三、屍体を塩漬にした絵島の配流事件

江戸城の大奥で威勢を振舞つてゐた年寄の絵島が、正徳四年四月十二日に将軍家網の生母月光院の代参として、芝増上寺の御霊屋へ参詣した(その実際は空駕籠を寺へ遣るのが通例となつてゐた)帰途に、木挽町の山村座で買馴染の役者生島新五郎と媾曳したことが発覚して、信州高遠へ配流された(表面は藩主内藤侯へお預けと云ふ事になつてゐる)ことは、余りにも有名な事件である。全体、大奥の女中が役者を買ふことは、何も絵島に始まつた事でも無ければ、また絵島一人に限つた事でもなく、大袈裟に云へば、かなり大ッぴらに行はれたものである。西鶴の「松島の長持に隠れ徂く春や」とある如く、馴染の役者を長持に入れて大奥へ運び込むことなども、決して珍しい趣向では無かつたのである。現に絵島が芝居へ往つた日は、同僚の宮路や桜山と打合せて一緒に遊んだのである。それが絵島だけ罪人になつた―早く云へば片手落の裁判になつたのは、裁判長であつた老中秋元但馬守喬知が、絵島の養女が水戸の家来奥山喜内の娘であつたので、水戸家を憚つた仕業であると伝へ、又一説には老中秋元は非常の好色漢であつたので、岡焼のために此の事件を弾圧し、刑死者を出したり流罪七八名を出すに至つたのだとも云はれてゐるが、いづれにしても秋元喬知の無粹のために事件が大きくなつたことだけは争はれぬ。併しさうした事情はここでは深く言ふことを避け、諦地高遠における絵島の二十八年間の、孤独の生活に就いて記することとする。

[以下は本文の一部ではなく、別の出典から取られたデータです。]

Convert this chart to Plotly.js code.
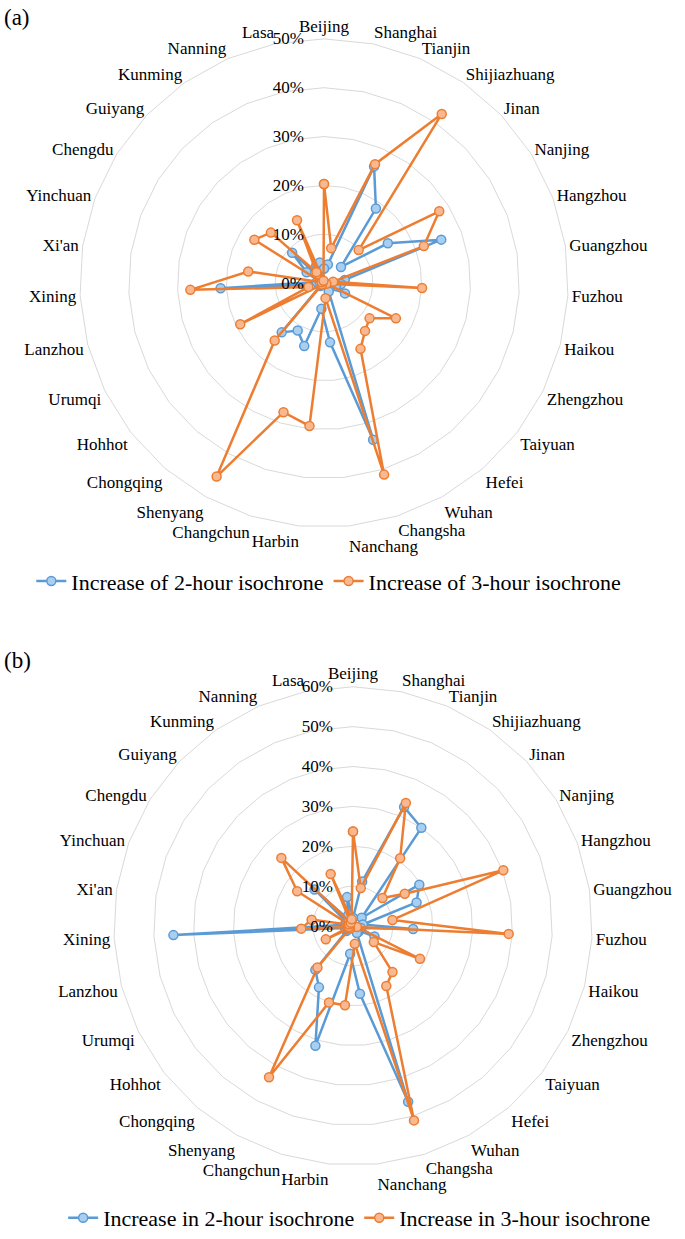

絵島が高遠へ遣られたのは、精神的にも肉体的にも充実豊満しきつた三十三歳の春であつた。江戸で生れて若い頃には尾州家の奥勤めをなし、男の匂ひのせぬ別世界の生活ばかり送つてゐた身が、本丸に転じて月光院のお附きとなり、追々出世して大年寄にまでなつたので気がゆるみ、それまで抑へて来た肉の衝動が一時に堰を破つて身内に漲つたのである。それに此の月光院が又稀代の淫婦であつて、初めは町医勝田玄哲の娘おきよと云つたが、六代将軍家宣の手がついて七代家継に腹を貸したばかりで御部屋様となつたものの、家宣に死なれてから若後家が通せず、始めは能役者上りの老中間部越前守を城内に引留めて置いて寵愛し、後には八代吉宗にお膳を据ゑたほどの強者であつた。古いやつだが勇将の下に弱卒なしで、此の淫蕩振りを見せつけられた絵島に、男に近づくなとは無理な註文であらうし、又さうした時代だけに奥女中が役者買ひするなどは、恐らく河重の屁ぐらゐにしか思つてゐなかつたのが、飛んだ野暮天の老中秋元の手にかかつたばかりに、猪や猿を相手に暮すやうな高遠へ配流といふ貧乏籤を抽いてしまったのである。併し絵島はそれを少しも怨まずに「世の中にかかる習ひはあるものを、許す心のはてぞ悲しき」と自分を責め、更に「浮世には又かへらめや武蔵野の、月の光りの影もはづかし」と断念して、牢舎に等しいやうな花畑(今の板町、始めは町外れの火打平に置かれたが、享保四年三月に花畑に遷された)の仮寓で死んだ。時は寛保元年四月十日、享年六十一であつた。内藤子爵家には絵島に関する詳細なる記録が残つてゐるが、それを掲げることは見合せる。ただ最後まで気の毒であつたのは、絵島は死んでも科人のこととて、内藤家でも勝手に埋葬する事が出来ず、幕府に届けて検視を乞うた為めに、幕府から平林太郎右衛門と杉浦惣十郎が出向いたが、それやこれやで一ヶ月余も絵島の屍体を塩漬にした一事である。美人薄命とは実に此の事である。絵島は学問好きでよく読書したが、内藤家の附人が何か本でも読んで徒然を慰めるやうにとすすめると、それでは朱子語類をお貸しくださいと云うて附人を驚かした話も残つてゐる。また絵島は非常に潔癖の女で、廁へ入るごとに音のするのを恐れ、手水鉢の口を捻つて水音のするうちに用を便じたと伝へられてゐる。遺骸は同町の蓮華寺に葬つた。これは絵島は法華信者であつたからである。今に同寺の七面堂の傍らに信敬院妙立日女大姉と彫つた、小さい石碑の下に永い眠りをつづけてゐる。